El pendenciero François Villon
Con la excusa de una nueva edición de las obras completas del autor maldito François Villo, echamos un vistazo a su vida y poesía.
Ya lo advirtió el francés Henry Murger, en sus Escenas de la vida bohemia (1859): hay una clase de bohemia que tiene que ver «con los bohemios que los dramaturgos del teatro de bulevar han convertido en sinónimos de pillos y de asesinos» y con aquellos «que siempre están dispuestos a hacer lo que sea, con la única condición de que no sea el bien». Para él, los artistas mayores fueron bohemios en tanto en cuanto «la bohemia es el aprendizaje de la vida artística», y añadía que la más auténtica no podía ser otra que la de París; dicho de otra manera, la del poeta pendenciero François Villon, enfrentado al sistema social y por ello incómodo para el Gobierno, la Realeza y la Iglesia.

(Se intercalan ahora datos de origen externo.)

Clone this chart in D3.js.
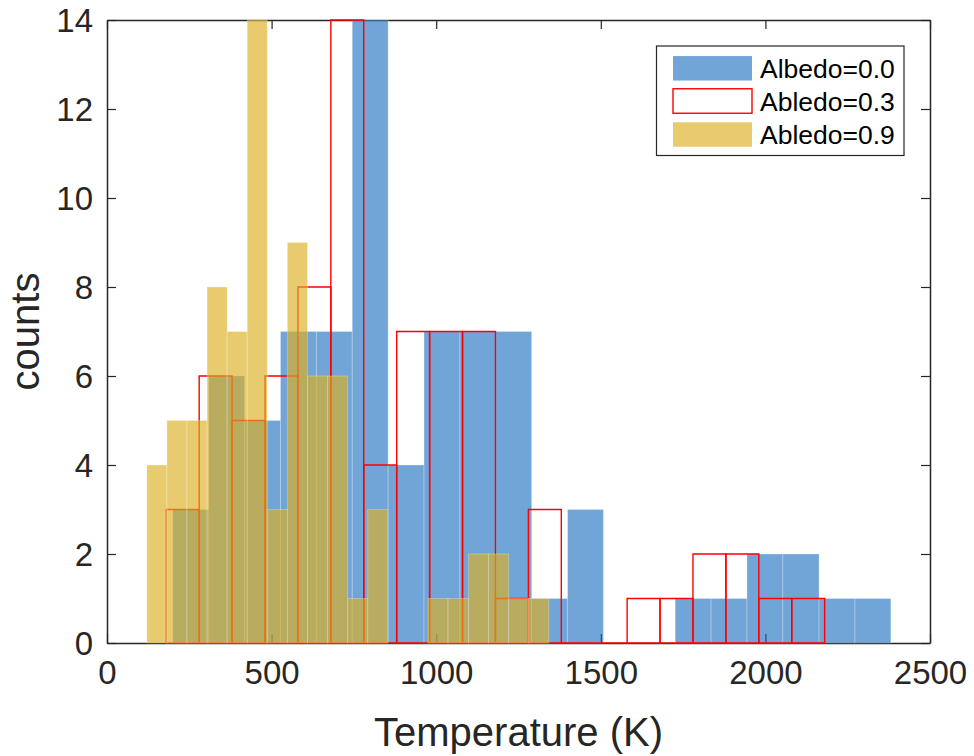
<!DOCTYPE html>
<html>
<head>
<meta charset="utf-8">
<script src="https://cdn.jsdelivr.net/npm/d3@7"></script>
<style>
  html, body { margin: 0; padding: 0; background: #fff; }
  svg { display: block; font-family: "Liberation Sans", Arial, Helvetica, sans-serif; }
</style>
</head>
<body>
<svg id="chart" width="974" height="756"></svg>
<script>
// ---- data ----
const xTicks = [0, 500, 1000, 1500, 2000, 2500];
const yTicks = [0, 2, 4, 6, 8, 10, 12, 14];

const seriesNames = ["Albedo=0.0", "Abledo=0.3", "Abledo=0.9"];

// Albedo = 0.0 (blue, filled)
const edgesA00 = [200, 309, 418, 527, 636, 745, 854, 963, 1072, 1181, 1290, 1399, 1508, 1617, 1726, 1835, 1944, 2053, 2163, 2272, 2381];
const countsA00 = [3, 6, 5, 7, 7, 14, 4, 7, 7, 7, 1, 3, 0, 0, 1, 1, 2, 2, 1, 1];

// Albedo = 0.3 (red outline)
const edgesA03 = [180, 280, 380, 480, 580, 680, 780, 880, 980, 1080, 1180, 1280, 1380, 1480, 1580, 1680, 1780, 1880, 1980, 2080, 2180];
const countsA03 = [3, 6, 5, 6, 8, 14, 4, 7, 7, 7, 1, 3, 0, 0, 1, 1, 2, 2, 1, 1];

// Albedo = 0.9 (yellow, filled)
const edgesA09 = [121, 182, 243, 304, 365, 426, 487, 548, 609, 670, 731, 792, 853, 914, 975, 1036, 1098, 1159, 1220, 1281, 1342];
const countsA09 = [4, 5, 5, 8, 7, 14, 3, 9, 6, 6, 1, 3, 0, 0, 1, 1, 2, 2, 1, 1];

// ---- layout ----
const svg = d3.select("#chart");
const mLeft = 107, mRight = 930, mTop = 20, mBottom = 643;
const x = d3.scaleLinear().domain([0, 2500]).range([mLeft, mRight]);
const y = d3.scaleLinear().domain([0, 14]).range([mBottom, mTop]);
const axisColor = "#262626";
const blueFill = "rgb(20,105,188)", blueAlpha = 0.6;
const yellowFill = "rgb(220,175,32)", yellowAlpha = 0.65;
const redStroke = "#ff0000";

function bins(edges, counts) {
  return counts.map((c, i) => ({ x0: edges[i], x1: edges[i + 1], c }));
}

// ---- axes (drawn under data, like MATLAB Layer=bottom) ----
const gAx = svg.append("g");
const tickLen = 9;
const xb = d3.axisBottom(x).tickValues(xTicks).tickSizeInner(-tickLen).tickSizeOuter(0).tickPadding(18).tickFormat(d3.format("d"));
const gxb = gAx.append("g").attr("transform", `translate(0,${mBottom})`).call(xb);
const xt = d3.axisTop(x).tickValues(xTicks).tickSizeInner(-tickLen).tickSizeOuter(0).tickFormat("");
const gxt = gAx.append("g").attr("transform", `translate(0,${mTop})`).call(xt);
const yl = d3.axisLeft(y).tickValues(yTicks).tickSizeInner(-tickLen).tickSizeOuter(0).tickPadding(14).tickFormat(d3.format("d"));
const gyl = gAx.append("g").attr("transform", `translate(${mLeft},0)`).call(yl);
const yr = d3.axisRight(y).tickValues(yTicks).tickSizeInner(-tickLen).tickSizeOuter(0).tickFormat("");
const gyr = gAx.append("g").attr("transform", `translate(${mRight},0)`).call(yr);

[gxb, gxt, gyl, gyr].forEach(g => {
  g.select(".domain").attr("stroke", axisColor).attr("stroke-width", 1.5);
  g.selectAll(".tick line").attr("stroke", axisColor).attr("stroke-width", 1.2);
  g.selectAll(".tick text").attr("fill", axisColor).attr("font-size", 33)
    .attr("font-family", '"Liberation Sans", Arial, sans-serif');
});
gxb.selectAll(".tick text").attr("dy", "0.71em");
gyl.selectAll(".tick text").attr("dy", "0.36em");

// ---- bars ----
function barPath(d) {
  const x0 = x(d.x0), x1 = x(d.x1), y0 = y(0), y1 = y(d.c);
  return `M${x0},${y0}V${y1}H${x1}V${y0}Z`;
}

// Albedo 0.0
svg.append("g").selectAll("rect")
  .data(bins(edgesA00, countsA00).filter(d => d.c > 0))
  .join("rect")
  .attr("x", d => x(d.x0)).attr("width", d => x(d.x1) - x(d.x0))
  .attr("y", d => y(d.c)).attr("height", d => y(0) - y(d.c))
  .attr("fill", blueFill).attr("fill-opacity", blueAlpha)
  .attr("stroke", "#ffffff").attr("stroke-opacity", 0.25).attr("stroke-width", 1);

// Albedo 0.3
svg.append("g").selectAll("path")
  .data(bins(edgesA03, countsA03))
  .join("path")
  .attr("d", barPath)
  .attr("fill", "none").attr("stroke", redStroke).attr("stroke-width", 1.4);

// Albedo 0.9
svg.append("g").selectAll("rect")
  .data(bins(edgesA09, countsA09).filter(d => d.c > 0))
  .join("rect")
  .attr("x", d => x(d.x0)).attr("width", d => x(d.x1) - x(d.x0))
  .attr("y", d => y(d.c)).attr("height", d => y(0) - y(d.c))
  .attr("fill", yellowFill).attr("fill-opacity", yellowAlpha)
  .attr("stroke", "#ffffff").attr("stroke-opacity", 0.25).attr("stroke-width", 1);

// ---- axis labels ----
svg.append("text")
  .attr("x", (mLeft + mRight) / 2).attr("y", 746)
  .attr("text-anchor", "middle").attr("font-size", 40).attr("fill", axisColor)
  .text("Temperature (K)");
svg.append("text")
  .attr("transform", `translate(39,${(mTop + mBottom) / 2}) rotate(-90)`)
  .attr("text-anchor", "middle").attr("font-size", 40).attr("fill", axisColor)
  .text("counts");

// ---- legend ----
const lg = svg.append("g");
lg.append("rect").attr("x", 656.5).attr("y", 46).attr("width", 247.5).attr("height", 109.5)
  .attr("fill", "#fff").attr("stroke", axisColor).attr("stroke-width", 1.2);
const rowsY = [68.3, 101, 134.5];
const swX = 673, swW = 79, swH = 24.5;
seriesNames.forEach((name, i) => {
  const cy = rowsY[i];
  const r = lg.append("rect").attr("x", swX).attr("y", cy - swH / 2).attr("width", swW).attr("height", swH);
  if (i === 0) r.attr("fill", blueFill).attr("fill-opacity", blueAlpha);
  else if (i === 1) r.attr("fill", "none").attr("stroke", redStroke).attr("stroke-width", 1.4);
  else r.attr("fill", yellowFill).attr("fill-opacity", yellowAlpha);
  lg.append("text").attr("x", 760).attr("y", cy).attr("dy", "0.36em")
    .attr("font-size", 26.5).attr("fill", "#000").text(name);
});
</script>
</body>
</html>
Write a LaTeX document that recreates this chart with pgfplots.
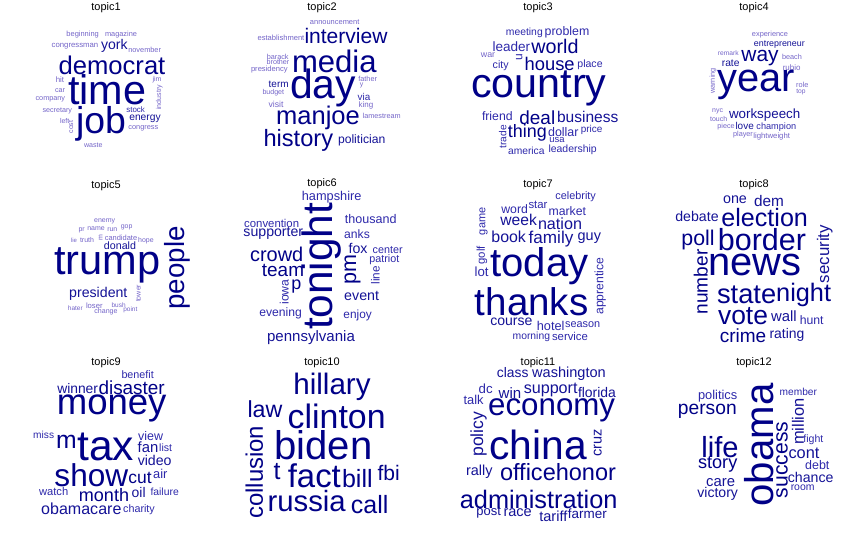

Explicó Octavio Paz en El arco y la lira que los «poetas malditos no son una creación del romanticismo: son el fruto de una sociedad que expulsa aquello que no puede asimilar». Al poderoso ya no le entretienen los juegos literarios y destierra al poeta convirtiéndolo en un vagabundo, en un hombre que ha de ganarse la vida con cualquier cosa desde lo que se ha llamado «el otoño de la Edad Media».
Por esta razón, es un ser marginal desde el inicio de la sociedad moderna, aunque hasta el siglo XIX no se explote su faceta transgresora. Paz lo confirma: «El primer poeta “loco” fue Tasso; el primer
“criminal”, Villon». Mendigos o rufianes que un día soñaron con ser escritores inundarán el Siglo de Oro español y la época isabelina. Villon, criado por un capellán del que heredó su apellido, estudiante de letras y arte, bohemio y delincuente, el primer poeta lírico francés según los estudiosos, quizá constituya la quintaesencia del temperamento libre, escéptico, artístico.
TESTAMENTO Y LEGADO
Así lo comprendió José María Álvarez al ofrecer El Legado y El Testamento (Pre-Textos, 2002): la labor poética completa, la voz grosera de Villon en forma de versiones vibrantes y fluidas, acompañada además de la reproducción del mapa del París corrupto, sucio y peligroso de la época que complementaba una obra que no se entiende sin la vida del propio poeta: robos y acusaciones de asesinato a los que le sucedieron varias huidas y un par de condenas a la horca, aunque la sentencia se cambiara por diez años de destierro. Luego, la desaparición total.
Pero, antes de todas estas penalidades, Villon escribió dos poemarios de similares intenciones, uno breve, El Legado (1456), y otro enorme, El Testamento (1461), compuestos ambos por estrofas de ocho versos octosílabos, además de «Otras poesías» que no son más que nuevas visitas a los tópicos que aluden a la fugacidad del tiempo. Villon no posee nada, pero es capaz de redactar la gran herencia que la muerte de un individuo arrastra consigo, primero mediante un «legado» que dirige con reproches a su único amor el resto fueron relaciones con prostitutas y en el que emplea su sarcasmo para arremeter contra todo lo humano, que no lo divino, pues pese a sus pecados se declaró fiel a Dios.
Después, en su gran «testamento», el ubi sunt manriqueño suena por todas partes, como en la célebre «Balada de las damas de ayer», que retomaba el viejo símbolo de la nieve (las neiges d’anten), que también había utilizado Gonzalo de Berceo en el siglo XIII, formando un símil de blancura y pureza y que, más tarde, sería convertido por Villon en oscuridad, asco y desprecio, ya que «el mundo no es más que engaño», «toda fidelidad es violada» y, en definitiva, sólo «somos canalla, como tal vivimos».